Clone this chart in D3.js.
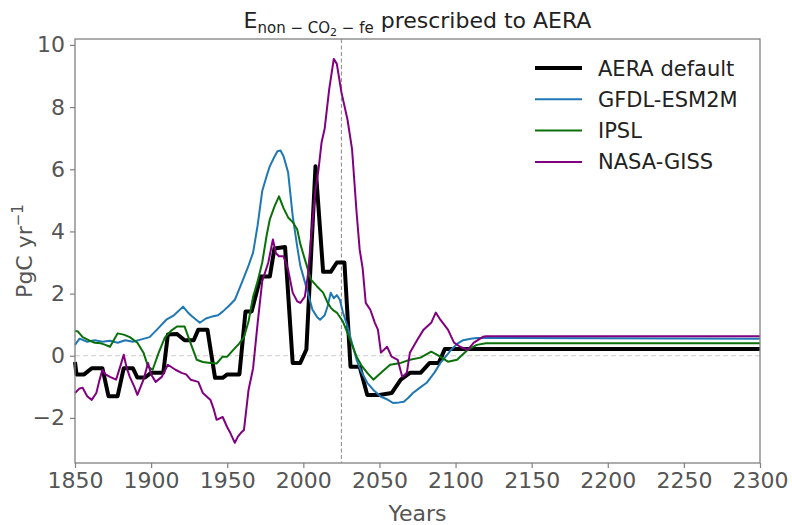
<!DOCTYPE html>
<html>
<head>
<meta charset="utf-8">
<script src="https://cdnjs.cloudflare.com/ajax/libs/d3/7.8.5/d3.min.js"></script>
<style>
  body { margin: 0; background: #fff; }
  text { font-family: "DejaVu Sans", sans-serif; }
</style>
</head>
<body>
<div id="chart"></div>
<script>
var margin = {top: 39, right: 32, bottom: 62, left: 75},
    width = 792 - margin.left - margin.right,
    height = 525 - margin.top - margin.bottom;

// values: [year, PgC/yr]
var aera = [[1850,-0.2],[1851,-0.6],[1856,-0.6],[1861,-0.4],[1868,-0.4],[1872,-1.3],[1878,-1.3],[1882,-0.4],[1888,-0.4],[1891,-0.7],[1896,-0.7],[1900,-0.55],[1908,-0.55],[1911,0.68],[1917,0.7],[1922,0.5],[1928,0.5],[1931,0.84],[1937,0.84],[1942,-0.71],[1947,-0.71],[1950,-0.6],[1958,-0.6],[1962,1.42],[1966,1.42],[1972,2.55],[1978,2.55],[1981,3.45],[1988,3.5],[1993,-0.23],[1998,-0.23],[2002,0.2],[2008,6.1],[2013,2.7],[2018,2.7],[2022,3.0],[2027,3.0],[2031,-0.35],[2037,-0.35],[2042,-1.26],[2050,-1.26],[2058,-1.2],[2064,-0.77],[2070,-0.55],[2077,-0.55],[2083,-0.23],[2089,-0.23],[2093,0.22],[2300,0.22]];

var gfdl = [[1850,0.35],[1853,0.55],[1858,0.45],[1863,0.5],[1868,0.45],[1873,0.48],[1878,0.42],[1883,0.5],[1888,0.45],[1893,0.52],[1899,0.6],[1904,0.85],[1910,1.16],[1915,1.3],[1921,1.58],[1924,1.4],[1927,1.26],[1932,1.06],[1936,1.2],[1940,1.26],[1944,1.3],[1947,1.42],[1951,1.6],[1955,1.8],[1960,2.4],[1964,2.9],[1967,3.32],[1970,4.2],[1973,5.3],[1976,5.8],[1978,6.1],[1981,6.4],[1983,6.58],[1985,6.6],[1987,6.42],[1990,5.9],[1993,4.5],[1996,3.5],[1998,2.9],[2002,2.2],[2006,1.48],[2009,1.25],[2011,1.16],[2014,1.3],[2016,1.6],[2018,2.03],[2020,1.85],[2022,1.95],[2024,1.8],[2026,1.4],[2029,0.94],[2032,0.4],[2035,-0.13],[2038,-0.5],[2042,-0.87],[2046,-1.1],[2051,-1.32],[2055,-1.4],[2059,-1.52],[2063,-1.5],[2066,-1.48],[2069,-1.35],[2072,-1.2],[2076,-1.05],[2081,-0.87],[2086,-0.55],[2090,-0.23],[2094,0.0],[2097,0.19],[2101,0.38],[2105,0.5],[2110,0.55],[2114,0.57],[2300,0.55]];

var ipsl = [[1850,0.8],[1852,0.78],[1855,0.6],[1859,0.5],[1863,0.42],[1867,0.4],[1870,0.35],[1873,0.29],[1876,0.55],[1878,0.72],[1882,0.68],[1886,0.6],[1891,0.42],[1895,0.1],[1898,-0.35],[1901,-0.45],[1905,0.1],[1909,0.58],[1913,0.8],[1917,0.94],[1922,0.94],[1926,0.4],[1930,-0.13],[1934,-0.2],[1939,-0.23],[1943,-0.25],[1947,-0.03],[1950,-0.03],[1954,0.19],[1958,0.4],[1961,0.6],[1964,1.1],[1967,1.9],[1970,2.4],[1973,3.0],[1976,3.9],[1978,4.39],[1981,4.8],[1984,5.13],[1987,4.75],[1990,4.45],[1993,4.3],[1996,4.06],[1998,3.6],[2001,3.1],[2005,2.45],[2009,2.23],[2013,2.03],[2016,1.7],[2018,1.55],[2020,1.45],[2022,1.39],[2026,1.1],[2029,0.74],[2032,0.35],[2035,-0.03],[2038,-0.3],[2042,-0.55],[2046,-0.77],[2051,-0.55],[2057,-0.29],[2064,-0.23],[2070,-0.13],[2077,-0.06],[2084,0.13],[2088,0.03],[2095,-0.19],[2101,-0.13],[2108,0.19],[2114,0.35],[2120,0.4],[2300,0.4]];

var nasa = [[1850,-1.2],[1853,-1.05],[1855,-1.03],[1858,-1.3],[1861,-1.42],[1864,-1.2],[1866,-0.8],[1868,-0.45],[1870,-0.6],[1873,-0.68],[1877,-0.77],[1880,-0.3],[1882,0.03],[1884,-0.4],[1886,-0.68],[1889,-1.0],[1891,-1.26],[1895,-0.77],[1898,-0.23],[1900,-0.6],[1903,-0.84],[1907,-0.68],[1911,-0.29],[1916,-0.45],[1920,-0.55],[1923,-0.6],[1926,-0.77],[1931,-0.84],[1934,-1.2],[1939,-1.42],[1941,-1.7],[1943,-2.06],[1947,-1.97],[1950,-2.3],[1952,-2.48],[1955,-2.8],[1957,-2.6],[1959,-2.48],[1961,-2.39],[1964,-1.1],[1967,-0.4],[1970,1.06],[1973,2.4],[1977,3.0],[1980,3.74],[1982,3.3],[1984,3.2],[1987,3.2],[1990,2.77],[1993,2.03],[1996,1.75],[1998,1.7],[2001,1.9],[2003,2.6],[2005,3.74],[2008,5.35],[2010,6.0],[2012,6.87],[2014,7.3],[2017,8.58],[2020,9.55],[2022,9.39],[2025,8.48],[2029,7.6],[2032,6.65],[2035,4.6],[2037,3.42],[2039,2.8],[2041,1.7],[2044,1.48],[2047,1.06],[2049,0.84],[2051,0.1],[2055,0.29],[2058,-0.03],[2062,-0.13],[2065,-0.68],[2068,-0.55],[2070,0.1],[2075,0.52],[2079,0.84],[2084,1.06],[2087,1.39],[2090,1.16],[2095,0.84],[2099,0.42],[2103,0.29],[2108,0.19],[2112,0.42],[2118,0.61],[2120,0.63],[2300,0.63]];

var seriesNames = ["AERA default", "GFDL-ESM2M", "IPSL", "NASA-GISS"];
var xTicks = [1850, 1900, 1950, 2000, 2050, 2100, 2150, 2200, 2250, 2300];
var yTicks = [-2, 0, 2, 4, 6, 8, 10];
var currentYear = 2025;

var series = [
    {name: seriesNames[0], data: aera, color: "#000000", lw: 4},
    {name: seriesNames[1], data: gfdl, color: "#1f77b4", lw: 2},
    {name: seriesNames[2], data: ipsl, color: "#0a700a", lw: 2},
    {name: seriesNames[3], data: nasa, color: "#800080", lw: 2}
];

var svg = d3.select("#chart")
    .append("svg")
        .attr("width", 792)
        .attr("height", 525)
    .append("g")
        .attr("transform", "translate(" + margin.left + "," + margin.top + ")");

var x = d3.scaleLinear().domain([1850, 2300]).range([0, width]);
var y = d3.scaleLinear().domain([-3.45, 10.19]).range([height, 0]);

// axes
var xAxis = svg.append("g")
    .attr("transform", "translate(0," + height + ")")
    .call(d3.axisBottom(x).tickValues(xTicks).tickFormat(d3.format("d")).tickSizeOuter(0).tickSize(5).tickPadding(4));
var yAxis = svg.append("g")
    .call(d3.axisLeft(y).tickValues(yTicks).tickSizeOuter(0).tickSize(5).tickPadding(5));

[xAxis, yAxis].forEach(function(a) {
    a.select(".domain").remove();
    a.selectAll("line").attr("stroke", "#808080").attr("stroke-width", 1.2);
    a.selectAll("text")
        .attr("fill", "#555")
        .style("font-size", "22px")
        .style("font-family", "DejaVu Sans");
});

// reference lines
svg.append("line")
    .attr("x1", 0).attr("x2", width)
    .attr("y1", y(0)).attr("y2", y(0))
    .attr("stroke", "#cccccc")
    .attr("stroke-width", 1)
    .attr("stroke-dasharray", "5,3");

svg.append("line")
    .attr("x1", x(currentYear)).attr("x2", x(currentYear))
    .attr("y1", 0).attr("y2", height)
    .attr("stroke", "#888")
    .attr("stroke-width", 1)
    .attr("stroke-dasharray", "4,2.5");

var line = d3.line()
    .x(function(d) { return x(d[0]); })
    .y(function(d) { return y(d[1]); });

svg.selectAll(".series")
    .data(series)
    .enter()
    .append("path")
        .attr("class", "series")
        .attr("d", function(d) { return line(d.data); })
        .attr("fill", "none")
        .attr("stroke", function(d) { return d.color; })
        .attr("stroke-width", function(d) { return d.lw; })
        .attr("stroke-linejoin", "round");

// frame
svg.append("rect")
    .attr("width", width)
    .attr("height", height)
    .attr("fill", "none")
    .attr("stroke", "#808080")
    .attr("stroke-width", 1.3);

// legend
var legend = svg.selectAll(".legend")
    .data(series)
    .enter()
    .append("g")
        .attr("class", "legend")
        .attr("transform", function(d, i) {
            return "translate(" + (535 - margin.left) + "," + (68 - margin.top + i * 31.3) + ")";
        });
legend.append("line")
    .attr("x1", 0).attr("x2", 47)
    .attr("stroke", function(d) { return d.color; })
    .attr("stroke-width", function(d) { return d.lw; });
legend.append("text")
    .attr("x", 63)
    .attr("dy", "0.36em")
    .style("font-size", "21px")
    .attr("fill", "#222")
    .text(function(d) { return d.name; });

// title
var title = svg.append("text")
    .attr("x", width / 2)
    .attr("y", -11)
    .attr("text-anchor", "middle")
    .style("font-size", "22px")
    .attr("fill", "#222");
title.append("tspan").text("E");
title.append("tspan").attr("dy", 5).style("font-size", "15px").text("non \u2212 CO");
title.append("tspan").attr("dy", 3).style("font-size", "11px").text("2");
title.append("tspan").attr("dy", -3).style("font-size", "15px").text(" \u2212 fe");
title.append("tspan").attr("dy", -5).text(" prescribed to AERA");

// axis labels
svg.append("text")
    .attr("x", width / 2)
    .attr("y", height + 58)
    .attr("text-anchor", "middle")
    .style("font-size", "22px")
    .attr("fill", "#555")
    .text("Years");

var ylab = svg.append("text")
    .attr("transform", "translate(" + (32 - margin.left) + "," + (height / 2) + ") rotate(-90)")
    .attr("text-anchor", "middle")
    .style("font-size", "22px")
    .attr("fill", "#555");
ylab.append("tspan").text("PgC yr");
ylab.append("tspan").attr("dy", -9).style("font-size", "15px").text("\u22121");
</script>
</body>
</html>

----------------------------------------

TASK: Restate, line by line and word for word, everything from the top of the material through the line that contains "height = 525". Leave pictures out.

ANSWER TO THIS EXERCISE:
Clone this chart in D3.js.
<!DOCTYPE html>
<html>
<head>
<meta charset="utf-8">
<script src="https://cdnjs.cloudflare.com/ajax/libs/d3/7.8.5/d3.min.js"></script>
<style>
  body { margin: 0; background: #fff; }
  text { font-family: "DejaVu Sans", sans-serif; }
</style>
</head>
<body>
<div id="chart"></div>
<script>
var margin = {top: 39, right: 32, bottom: 62, left: 75},
    width = 792 - margin.left - margin.right,
    height = 525 - margin.top - margin.bottom;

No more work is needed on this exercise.